Em sua avaliação, Browder afirmou esperar que o Congresso americano revise a legislação e inclua uma emenda que impossibilite sua aplicação para fins políticos ou fora dos parâmetros originais.

Direito internacional e soberania nacional

Do ponto de vista do direito internacional, a controvérsia levanta importantes discussões sobre limites de jurisdição, soberania estatal e uso extraterritorial de leis nacionais. Embora o governo americano sustente o caráter universal dos direitos humanos como justificativa para a sanção de estrangeiros, a aplicação da lei contra um ministro da Suprema Corte brasileira pode configurar interferência indevida em assuntos internos do Brasil — especialmente considerando o regime democrático vigente no país.

“O Brasil não é a Rússia”, afirmou Browder. “Não se trata de um país onde juízes autorizam tortura ou são braços de uma cleptocracia. Há separação de poderes e Estado de Direito.”

Repercussões políticas e institucionais

A decisão de Trump ocorre em meio à aproximação entre o ex-presidente americano e o ex-presidente brasileiro Jair Bolsonaro, investigado no STF por tentativas de subverter o resultado eleitoral de 2022. Para Browder, trata-se de um uso oportunista de uma ferramenta jurídica originalmente criada para fins de justiça internacional.
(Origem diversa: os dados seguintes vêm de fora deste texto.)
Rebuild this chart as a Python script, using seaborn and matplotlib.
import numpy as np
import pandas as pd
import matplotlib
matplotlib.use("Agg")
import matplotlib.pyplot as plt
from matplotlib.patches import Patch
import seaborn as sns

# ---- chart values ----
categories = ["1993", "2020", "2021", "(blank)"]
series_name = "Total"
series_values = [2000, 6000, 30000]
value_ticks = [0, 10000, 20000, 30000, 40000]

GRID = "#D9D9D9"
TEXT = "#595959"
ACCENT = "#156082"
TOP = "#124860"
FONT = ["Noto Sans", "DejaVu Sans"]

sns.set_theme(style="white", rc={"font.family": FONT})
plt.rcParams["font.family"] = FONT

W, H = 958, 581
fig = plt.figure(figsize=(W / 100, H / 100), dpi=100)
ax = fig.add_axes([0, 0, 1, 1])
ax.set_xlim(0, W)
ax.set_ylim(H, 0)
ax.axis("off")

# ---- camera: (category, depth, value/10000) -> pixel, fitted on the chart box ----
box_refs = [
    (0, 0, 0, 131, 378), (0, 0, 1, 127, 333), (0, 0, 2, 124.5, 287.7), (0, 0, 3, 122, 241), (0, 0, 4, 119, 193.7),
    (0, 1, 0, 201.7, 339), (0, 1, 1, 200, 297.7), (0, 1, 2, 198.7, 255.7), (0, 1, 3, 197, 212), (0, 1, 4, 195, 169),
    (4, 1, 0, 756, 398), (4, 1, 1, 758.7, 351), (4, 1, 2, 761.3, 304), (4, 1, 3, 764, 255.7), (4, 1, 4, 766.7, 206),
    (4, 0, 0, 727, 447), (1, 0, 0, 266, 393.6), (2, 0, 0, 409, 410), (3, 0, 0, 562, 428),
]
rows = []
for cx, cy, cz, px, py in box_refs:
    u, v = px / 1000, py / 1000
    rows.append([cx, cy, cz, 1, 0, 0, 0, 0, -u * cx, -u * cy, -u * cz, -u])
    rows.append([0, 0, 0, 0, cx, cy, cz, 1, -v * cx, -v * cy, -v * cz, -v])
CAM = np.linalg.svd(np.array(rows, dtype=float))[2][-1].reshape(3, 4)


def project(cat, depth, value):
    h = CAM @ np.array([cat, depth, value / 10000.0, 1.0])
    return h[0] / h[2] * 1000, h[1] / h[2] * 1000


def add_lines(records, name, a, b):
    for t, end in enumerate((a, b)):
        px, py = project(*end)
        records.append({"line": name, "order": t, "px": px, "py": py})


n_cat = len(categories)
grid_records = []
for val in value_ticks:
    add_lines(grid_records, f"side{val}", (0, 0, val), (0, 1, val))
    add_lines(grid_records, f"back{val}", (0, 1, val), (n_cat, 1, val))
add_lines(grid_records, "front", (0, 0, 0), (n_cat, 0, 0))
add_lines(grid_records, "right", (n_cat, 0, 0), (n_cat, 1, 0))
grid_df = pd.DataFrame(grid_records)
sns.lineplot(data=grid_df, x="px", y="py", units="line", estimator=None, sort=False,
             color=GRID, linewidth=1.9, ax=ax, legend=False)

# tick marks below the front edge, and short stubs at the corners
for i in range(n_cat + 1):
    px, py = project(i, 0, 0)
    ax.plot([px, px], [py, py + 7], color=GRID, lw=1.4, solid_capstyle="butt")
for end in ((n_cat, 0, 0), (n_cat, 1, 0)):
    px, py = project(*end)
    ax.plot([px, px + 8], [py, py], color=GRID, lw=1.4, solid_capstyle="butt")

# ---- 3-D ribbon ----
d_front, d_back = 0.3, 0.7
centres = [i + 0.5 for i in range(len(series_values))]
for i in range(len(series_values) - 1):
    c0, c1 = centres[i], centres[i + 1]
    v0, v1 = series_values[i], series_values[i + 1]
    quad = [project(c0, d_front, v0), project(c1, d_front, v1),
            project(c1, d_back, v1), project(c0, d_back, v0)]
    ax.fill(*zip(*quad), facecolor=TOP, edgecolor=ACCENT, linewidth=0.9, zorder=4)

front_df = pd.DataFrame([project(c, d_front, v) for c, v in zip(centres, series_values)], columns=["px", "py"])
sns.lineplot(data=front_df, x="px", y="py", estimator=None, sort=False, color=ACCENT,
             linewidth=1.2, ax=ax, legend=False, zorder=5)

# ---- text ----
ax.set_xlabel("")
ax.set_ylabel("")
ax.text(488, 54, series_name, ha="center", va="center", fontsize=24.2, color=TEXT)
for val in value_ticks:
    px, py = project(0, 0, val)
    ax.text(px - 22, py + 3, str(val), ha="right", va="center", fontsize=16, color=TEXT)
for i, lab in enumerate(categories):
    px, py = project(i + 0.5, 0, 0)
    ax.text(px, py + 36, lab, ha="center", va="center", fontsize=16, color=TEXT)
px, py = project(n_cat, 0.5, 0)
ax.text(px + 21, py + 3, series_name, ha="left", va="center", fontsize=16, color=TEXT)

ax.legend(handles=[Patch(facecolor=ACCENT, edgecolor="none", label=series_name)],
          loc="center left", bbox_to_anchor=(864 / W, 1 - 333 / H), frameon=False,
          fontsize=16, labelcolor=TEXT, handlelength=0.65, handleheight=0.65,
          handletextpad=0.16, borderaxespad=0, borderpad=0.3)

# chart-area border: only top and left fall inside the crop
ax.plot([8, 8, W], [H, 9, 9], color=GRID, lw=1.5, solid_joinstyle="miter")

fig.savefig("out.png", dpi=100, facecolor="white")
“A lei foi concebida para punir assassinos, torturadores e corruptos. Usá-la contra magistrados de países democráticos é minar sua credibilidade”, afirmou.

Conclusão

A entrevista de William Browder lança luz sobre um precedente delicado na aplicação de sanções internacionais baseadas em valores universais, mas cujo uso indevido pode ameaçar a própria legitimidade desses instrumentos. A eventual revisão da legislação ou sua contestação judicial poderá definir os limites da aplicação da Lei Magnitsky frente à autonomia dos sistemas jurídicos nacionais — especialmente no contexto de democracias consolidadas, como o Brasil.